I must mention the bizarre ending because, rather than a guilt wracked Ted we get a sword wielding DieTrich and zombies – yes, zombies and no, I don’t know why either.

Despite missing the main point of the original, and thus having little actual point in itself, this wasn’t the worst effort I have ever come across. The principles, as I mentioned, all seemed to fill their roles with a natural fluidity – though all the disposable victims, to a man, were badly acted. The cocoon idea was nice (and it is mentioned that they sleep in it later) but who was the third vampire?
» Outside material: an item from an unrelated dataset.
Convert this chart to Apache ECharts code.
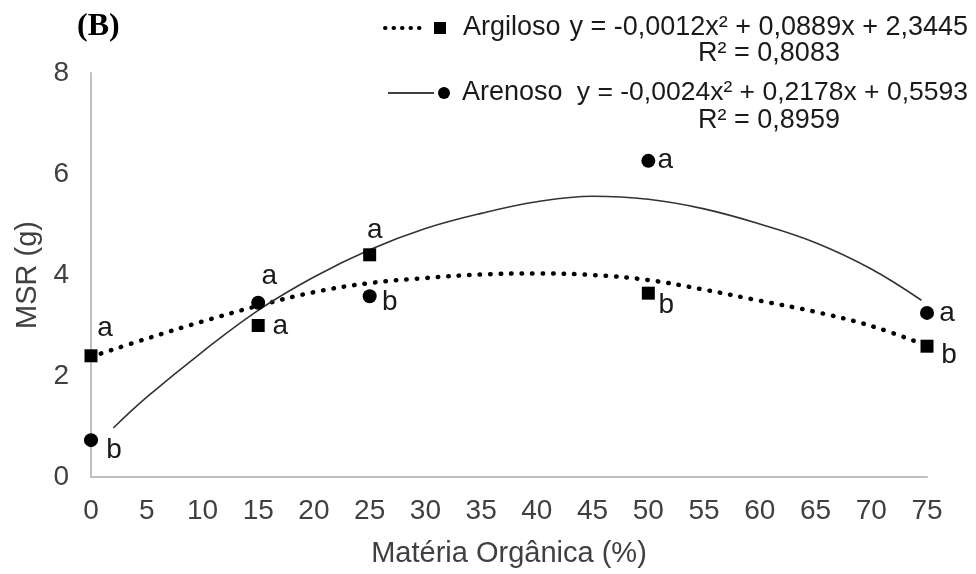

Williams did manage to fill the screen with a level of style and atmosphere, kudos given the low budget, but this would probably have worked better if he had ignored the Larraz classic and created something original. One might argue that Williams was making conscious changes for a reason, unfortunately I doubt it but if so the change in direction from the original didn't particularly work too well. However, in both of Williams’ films that I have seen there has been potential and this fulfils it in a much more satisfying way than RSN, but it still cannot get close to the original.

4 out of 10.

The imdb page is here.


1 comment:

Taliesin_ttlg said...

Why no screenshots? I was asked to remove them due to ongoing legal action. I have done so gladly as I do not wish to get in the middle of something like that!

The DVD box image has been changed for an alternative one. The image appearing on the Amazon advert is entirely down to Amazon.